St Peter in Chains, the church where the chains that bound Peter in Jerusalem are kept hanging in a glass box, is closed when I visit.

Supposedly the only bodily relic that Jesus left behind - his foreskin - is outside Rome, in provincial Bomarzo, in Latium (modern-day Lazio). A rival church in the Abruzzi has challenged this claim with its own Holy Foreskin.

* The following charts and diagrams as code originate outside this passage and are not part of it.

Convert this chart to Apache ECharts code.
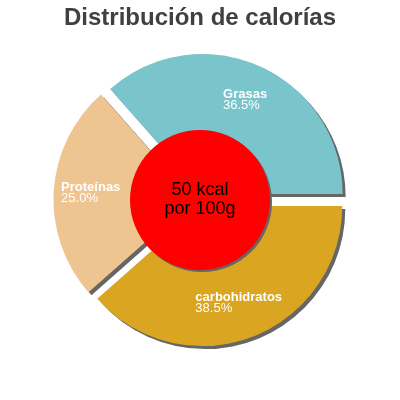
<!DOCTYPE html>
<html>
<head>
<meta charset="utf-8">
<script src="https://cdn.jsdelivr.net/npm/echarts@6/dist/echarts.min.js"></script>
<style>
  html, body { margin: 0; padding: 0; background: #fff; }
  #chart { width: 400px; height: 400px; }
</style>
</head>
<body>
<div id="chart"></div>
<script>
'use strict'

// calorie split, percent of energy
var categories = ['Grasas', 'carbohidratos', 'Proteínas'];
var percents = [36.5, 38.5, 25.0];
var colors = ['#7AC4CC', '#DAA520', '#EEC591'];
var centerText = '50 kcal\npor 100g';

var chart = echarts.init(document.getElementById('chart'));

var sliceData = categories.map(function (name, i) {
    return {
        name: name,
        value: percents[i],
        selected: true,
        itemStyle: { color: colors[i] }
    };
});

chart.setOption({
    animation: false,
    title: {
        text: 'Distribución de calorías',
        left: 'center',
        top: 1,
        textStyle: {
            fontFamily: 'Liberation Sans',
            fontSize: 24,
            fontWeight: 'bold',
            color: '#404040'
        }
    },
    series: [{
        name: 'calorias',
        type: 'pie',
        center: [200, 200],
        // inner edge hidden under the red disc, only there to push labels out
        radius: [60, 140],
        startAngle: 131.4,
        clockwise: true,
        selectedMode: 'multiple',
        selectedOffset: 6.5,
        silent: true,
        itemStyle: {
            shadowColor: '#666666',
            shadowBlur: 0,
            shadowOffsetX: 3,
            shadowOffsetY: 3
        },
        label: {
            show: true,
            position: 'inside',
            rotate: 0,
            formatter: function (p) {
                return '{n|' + p.name + '}\n{p|' + p.value.toFixed(1) + '%}';
            },
            rich: {
                n: {
                    align: 'left',
                    color: '#ffffff',
                    fontFamily: 'Liberation Sans',
                    fontWeight: 'bold',
                    fontSize: 13,
                    lineHeight: 11
                },
                p: {
                    align: 'left',
                    color: '#ffffff',
                    fontFamily: 'Liberation Sans',
                    fontSize: 13,
                    lineHeight: 11
                }
            }
        },
        labelLine: { show: false },
        emphasis: { disabled: true },
        data: sliceData
    }, {
        name: 'centro',
        type: 'pie',
        center: [200, 200],
        radius: [0, 70],
        silent: true,
        z: 5,
        itemStyle: {
            color: '#FF0000',
            shadowColor: '#666666',
            shadowBlur: 0,
            shadowOffsetX: 2,
            shadowOffsetY: 2
        },
        label: {
            show: true,
            position: 'center',
            formatter: centerText,
            color: '#000000',
            fontFamily: 'Liberation Sans',
            fontSize: 18,
            lineHeight: 19
        },
        labelLine: { show: false },
        emphasis: { disabled: true },
        data: [{ name: 'energia', value: 1 }]
    }]
});
</script>
</body>
</html>
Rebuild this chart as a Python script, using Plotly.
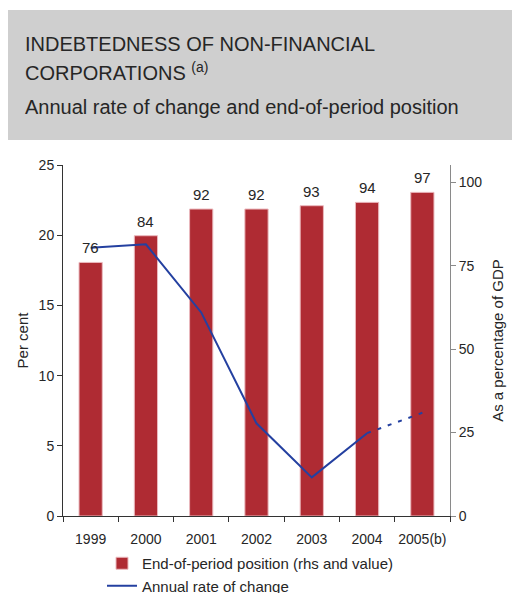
import plotly.graph_objects as go

# Data
years = ["1999", "2000", "2001", "2002", "2003", "2004", "2005(b)"]
position_gdp = [76, 84, 92, 92, 93, 94, 97]          # end-of-period position, % of GDP (rhs)
rate_change = [19.1, 19.35, 14.5, 6.6, 2.75, 5.9, 7.35]  # annual rate of change, per cent (lhs)
n_solid = 6  # last point (2005) is a projection, drawn dotted

# Page geometry (pixels)
W, H = 512, 593
L, R, T, B = 63, 62, 165, 77
plot_w = W - L - R
plot_h = H - T - B


def px_x(x):
    return (x - L) / plot_w


def px_y(y):
    return (H - B - y) / plot_h


TEXT = "#262626"
FONT = "Liberation Sans, Arial, sans-serif"
BAR_RED = "#AF2B33"
LINE_BLUE = "#2440A0"

fig = go.Figure()

fig.add_trace(go.Bar(
    x=years, y=position_gdp,
    name="End-of-period position (rhs and value)",
    marker=dict(color=BAR_RED, line=dict(color="#EBB9BE", width=1)),
    width=0.42,
    yaxis="y",
))

fig.add_trace(go.Scatter(
    x=years[:n_solid], y=rate_change[:n_solid],
    mode="lines", name="Annual rate of change",
    line=dict(color=LINE_BLUE, width=2),
    yaxis="y2",
))

fig.add_trace(go.Scatter(
    x=years[n_solid - 1:], y=rate_change[n_solid - 1:],
    mode="lines", showlegend=False,
    line=dict(color=LINE_BLUE, width=2, dash="4px,7px"),
    yaxis="y2",
))

# Value labels above the bars (category index positions on the x axis)
for i, v in enumerate(position_gdp):
    fig.add_annotation(x=i, y=v, xref="x", yref="y",
                       text=str(v), showarrow=False,
                       xanchor="center", yanchor="bottom", yshift=4,
                       font=dict(size=15, color=TEXT, family=FONT))

# Grey header box
fig.add_shape(type="rect", xref="paper", yref="paper",
              x0=px_x(8), x1=px_x(512), y0=px_y(140), y1=px_y(10),
              fillcolor="#CFCFCF", line=dict(width=0), layer="below")

fig.add_annotation(xref="paper", yref="paper", x=px_x(23), y=px_y(44),
                   xanchor="left", yanchor="middle", showarrow=False,
                   text="INDEBTEDNESS OF NON-FINANCIAL",
                   font=dict(size=20, color=TEXT, family=FONT))
fig.add_annotation(xref="paper", yref="paper", x=px_x(23), y=px_y(71),
                   xanchor="left", yanchor="middle", showarrow=False,
                   text="CORPORATIONS <sup>(a)</sup>",
                   font=dict(size=20, color=TEXT, family=FONT))
fig.add_annotation(xref="paper", yref="paper", x=px_x(23), y=px_y(107),
                   xanchor="left", yanchor="middle", showarrow=False,
                   text="Annual rate of change and end-of-period position",
                   font=dict(size=20, color=TEXT, family=FONT))

fig.update_layout(
    width=W, height=H,
    margin=dict(l=L, r=R, t=T, b=B, autoexpand=False),
    paper_bgcolor="white", plot_bgcolor="white",
    font=dict(family=FONT, size=14, color=TEXT),
    xaxis=dict(
        type="category", automargin=False, tickangle=0,
        showline=True, linecolor="#333333", linewidth=1,
        ticks="outside", tickson="boundaries", ticklen=5, tickcolor="#333333",
        ticklabelstandoff=10,
        tickfont=dict(size=14, color=TEXT),
        showgrid=False, zeroline=False,
        range=[-0.5, 6.5],
    ),
    yaxis=dict(
        side="right", range=[0, 105.2], automargin=False,
        tickvals=[0, 25, 50, 75, 100],
        showline=True, linecolor="#8A8A8A", linewidth=1,
        ticks="outside", ticklen=5, tickcolor="#8A8A8A",
        tickfont=dict(size=14, color=TEXT),
        showgrid=False, zeroline=False,
        title=dict(text="As a percentage of GDP", font=dict(size=15, color=TEXT), standoff=11),
    ),
    yaxis2=dict(
        side="left", overlaying="y", range=[0, 25], automargin=False,
        tickvals=[0, 5, 10, 15, 20, 25],
        showline=True, linecolor="#333333", linewidth=1,
        ticks="outside", ticklen=5, tickcolor="#333333",
        tickfont=dict(size=14, color=TEXT),
        showgrid=False, zeroline=False,
        title=dict(text="Per cent", font=dict(size=15, color=TEXT), standoff=6),
    ),
    legend=dict(
        x=px_x(102), y=px_y(547), xanchor="left", yanchor="top",
        orientation="v", bgcolor="rgba(0,0,0,0)",
        font=dict(size=15, color=TEXT),
        traceorder="normal", itemwidth=30,
    ),
)

fig.write_html("out.html")
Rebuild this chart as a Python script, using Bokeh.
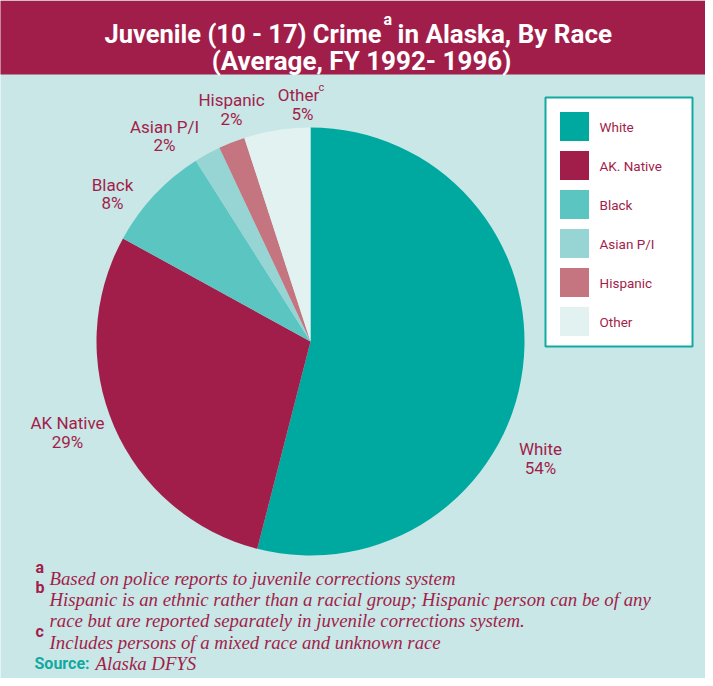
import numpy as np
from bokeh.plotting import figure
from bokeh.models import Range1d, ColumnDataSource
from bokeh.core.properties import value
from bokeh.embed import file_html
from bokeh.resources import INLINE

# ---------------- data ----------------
categories = ["White", "AK Native", "Black", "Asian P/I", "Hispanic", "Other"]
percents = [54, 29, 8, 2, 2, 5]
legend_labels = ["White", " AK. Native", "Black", "Asian P/I", "Hispanic", "Other"]
slice_names = ["White", "AK Native", "Black", "Asian P/I", "Hispanic", "Other"]
colors = ["#00A9A0", "#A21E4A", "#5BC5C1", "#96D5D3", "#C47580", "#E1F2F1"]

title_left = "Juvenile (10 - 17) Crime"
title_sup = "a"
title_right = " in Alaska, By Race"
title_line2 = "(Average, FY 1992- 1996)"

footnotes = [
    "Based on police reports to juvenile corrections system",
    "Hispanic is an ethnic rather than a racial group; Hispanic person can be of any",
    "race but are reported separately in juvenile corrections system.",
    "Includes persons of a mixed race and unknown race",
]
footnote_marks = ["a", "b", "c"]
source_label = "Source:"
source_text = "Alaska DFYS"

# ---------------- style / layout ----------------
CRIMSON = "#A21E4A"
TEAL = "#12A9A1"
BG = "#C9E7E7"
SANS = "Roboto"
SERIF = "Liberation Serif"

W, H = 705, 678
p = figure(width=W, height=H, output_backend="svg", toolbar_location=None,
           x_range=Range1d(8, 8 + W), y_range=Range1d(-(8 + H), -8),
           x_axis_type=None, y_axis_type=None, min_border=0,
           background_fill_color=BG, border_fill_color="white",
           outline_line_color=None)
p.grid.visible = False

# title band
p.quad(left=[5], right=[713], top=[-8], bottom=[-82], fill_color=CRIMSON, line_color=None)

def txt(x, y, s, size, color, font=SANS, style="normal", align="center", baseline="middle"):
    p.text(x=[x], y=[-y], text=[s], text_font=value(font), text_font_size=f"{size}px",
           text_color=color, text_font_style=style, text_align=align, text_baseline=baseline)

# title
txt(389, 41, title_left, 25.5, "white", style="bold", align="right", baseline="alphabetic")
txt(391, 27, title_sup, 16, "white", style="bold", align="left", baseline="alphabetic")
txt(405, 41, title_right, 26, "white", style="bold", align="left", baseline="alphabetic")
txt(369, 68, title_line2, 26, "white", style="bold", align="center", baseline="alphabetic")

# pie
cx, cy, r = 318, 349, 214
vals = np.array(percents, dtype=float)
cum = np.cumsum(vals) / vals.sum()
prev = np.concatenate([[0.0], cum[:-1]])
src = ColumnDataSource(dict(
    start=np.pi / 2 - 2 * np.pi * prev,
    end=np.pi / 2 - 2 * np.pi * cum,
    color=colors, name=categories))
p.wedge(x=cx, y=-cy, radius=r, radius_units="screen", start_angle="start", end_angle="end",
        direction="clock", fill_color="color", line_color=None, source=src)

# slice labels (name, percent) - hand placed like in the original
label_pos = [(548, 456, 475), (75, 430, 449), (120, 192, 210),
             (172, 134, 152), (239, 107, 126), (306, 102, 121)]
for name, pct, (lx, ly1, ly2) in zip(slice_names, percents, label_pos):
    txt(lx, ly1, name, 17, CRIMSON)
    txt(lx if name != "Other" else 310, ly2, f"{pct}%", 17, CRIMSON)
txt(326, 95, "c", 11, CRIMSON, align="left")

# legend
p.quad(left=[553], right=[700], top=[-105], bottom=[-354], fill_color="white",
       line_color=TEAL, line_width=2)
leg_y = [134 + 39 * i for i in range(len(categories))]
p.rect(x=[582] * len(categories), y=[-y for y in leg_y], width=29, height=29,
       width_units="screen", height_units="screen", fill_color=colors, line_color=None)
for lab, y in zip(legend_labels, leg_y):
    txt(607, y, lab, 13.5, CRIMSON, align="left")

# footnotes
fn_base = [586, 607, 628, 650]
for s, b in zip(footnotes, fn_base):
    txt(57, b, s, 18.8, CRIMSON, font=SERIF, style="italic", align="left", baseline="alphabetic")
for m, b in zip(footnote_marks, [575, 595, 639]):
    txt(43, b, m, 16, CRIMSON, style="bold", align="left", baseline="alphabetic")
txt(42, 671, source_label, 16, TEAL, style="bold", align="left", baseline="alphabetic")
txt(103, 671, source_text, 18.8, CRIMSON, font=SERIF, style="italic", align="left", baseline="alphabetic")

open("out.html", "w").write(file_html(p, INLINE))
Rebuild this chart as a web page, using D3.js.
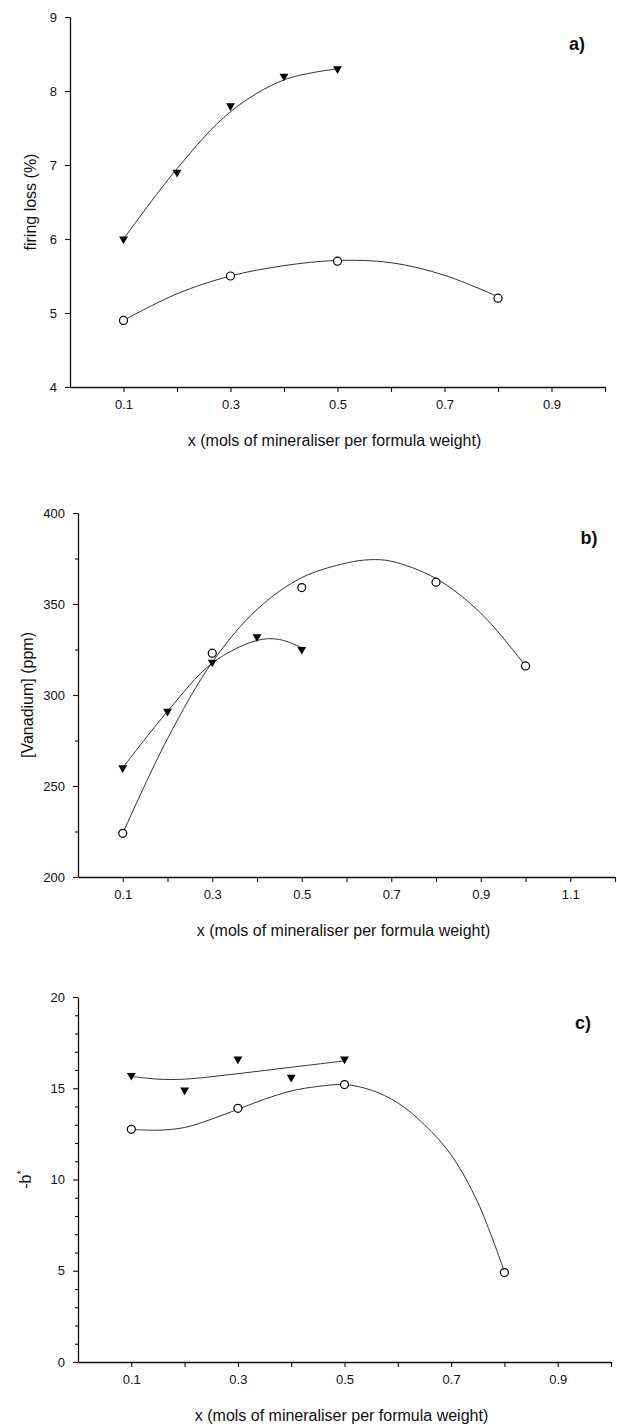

Seeing the relics raises more questions than answers for those of us who like hard evidence. Relics were big business during the superstitious Middle Ages. Relics brought pilgrims and pilgrims brought money. (Rome hasn't changed all that much, come to think of it.) There were fakes, forgeries, stealing and trading, plundering armies. Who had the presence of mind to collect souvenirs during the trauma of the death of Jesus Christ and where were they in the couple of centuries before these relics showed up?

"It really doesn't matter," Longhurst says, "if it is not Paul's or Peter's cranium because it is what the Christians believe it to be that is more important. There is something in human nature that wants to transcend the physical, and saints and relics provide the sense of transcendence. What relics do is remind us of the glory of those who died for Christ."

In other words, you just have to take that leap of faith.

FAST FACTS

Relics tours in Rome with knowledgable guides are run by Sentia Rome Tours; see sentiarometours.com.

Il Gesu, the Jesuit mother church, is at Piazza del Gesu, Via degli Astalli. Tram: Argentina. Open daily 7am-12.30pm, 4-7.45pm.

Capuchin Crypt is in the Church of Santa Maria della Immacolata Concezione, on Via Vittorio Veneto 27, just off Piazza Barberini. Metro: Barberini. Open daily 9am-12pm, 3-6pm, closed Thursdays.

Saint John Lateran, the first church built and the ecumenical mother church for the world. On Piazza di San Giovanni in Laterano. Metro: San Giovanni. Open daily 7am-6.30pm.

La Scala Santa, which has the stairs from the house of Pontius Pilot, is at Piazza San Giovanni in Laterano. Metro: San Giovanni. Open daily 6.15am-noon, 3.30-6.30pm.

Santa Croce in Gerusalemme, which houses relics from the Passion, is on Piazza Santa Croce. Tram: Piazza Di Porta Maggiore. Open daily 6.45am-7.30pm.

Saint Peter in Chains houses the chains that bound Peter and Michelangelo's famous Moses statue. On Piazza di San Pietro in Vincoli. Metro: via Cavour. Open daily 7am-12.30pm, 3-6pm.

St Peter's Basilica, at the Vatican, is open daily, 7am-6pm, in October-March. It's best to go early to avoid long queues. Free entry.